I’ll also be preserving a dying British tradition – full-circle ringing, where the bell is turned a full 360 degrees, is almost uniquely English. There are 7,000 full circle towers in the British Isles, and just 153 in the rest of the world put together.

“Most European churches have a single bell which just clangs, really only in the UK are they rung in beautiful peals with lots of bells all tuned to a scale,” says Pete.

But it gets more confusing when I watch the group demonstrating one of those peals on six bells.

“Look to... treble’s going... she’s gone,” says Anne as she pulls on her rope, and the other ringers follow in descending order. After several rounds she tells them to “go plain hunt on five”, setting off a mesmerising sequence of chimes.

I do quickly learn that I should never ask a group of bell ringers what tune they’ve just played. “Don’t ever call them tunes!” they all exclaim in appalled unison. “They’re methods.”

So not only will I have to master a deceptively difficult (and dangerous) art in time for the Coronation, I’m also going to need to learn a whole new language.

Matt finally has a go at campanology (Steve Reigate)

Queens, for instance, is a pattern in which odd bells then even bells are rung in descending order. Tittums is when small and large bells are interleaved in descending order, while a dodge is when the bells move one place and then back again.

Perhaps seeing my head spinning, another of the ringers, Mike Stowe, tries to reassure me. “It’s all about perseverance,” he says. “But it’s worth it in the end. It’s a total body workout, it’s a great way to relax, and it’s also sociable – there’s always a pub over the road.”

Mike took up bell ringing with his ex-wife in 1990, and fell in love with it. “I’m not musical in the slightest,” he says. “But I worked all my life repairing domestic appliances and I like precision, so this was just down my street.

“Now I’m ringing in a different church every night, five nights a week. I’ve been told I’m in the top 5% in the country.”

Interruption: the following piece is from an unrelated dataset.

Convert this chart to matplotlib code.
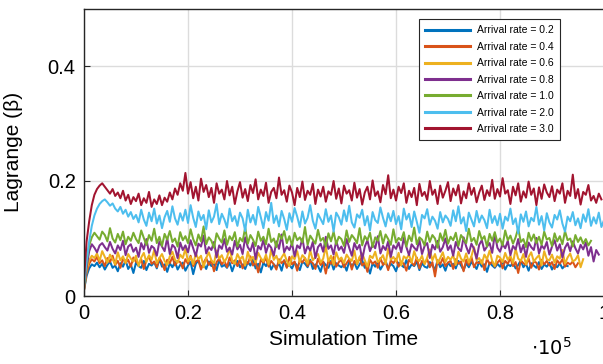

Suitably educated, it’s finally my turn to have a go. My first task is just to ring the tenor, something Anne, 67, appears to be able to do with ease.

But as much as a pull, sweat and wheeze, I can’t get the thing to make a sound. Eventually, with much encouragement from the others, the bell finally makes a loud and rather unpleasant bong.

Clearly not up to the heavy work, I’m moved on to the lightest, treble bell. The bell is raised, so I first need to pull on the rope so it falls down. It’s normal for the weight of the bell to pull the rope up, I’m told, but it’s still no less alarming when I find my arms stretched upwards.

It’s much easier to get this bell ringing, but not so straightforward – you have to yank it down firmly just before your arms can’t go any higher. I manage more chimes this time, but not in rhythm, and I’m soon breathless and aching all over.

And then, my practice session is over. I ask when I can start playing with the others. “Oh, you will have to practise for a good 10 weeks until you can ring your first method,” says Mike. “But it wasn’t a bad start. See you next week?”

I make my way back down the spiral staircase, with a new-found appreciation for bell ringers – and wondering if there’s anything easier I could do for the King.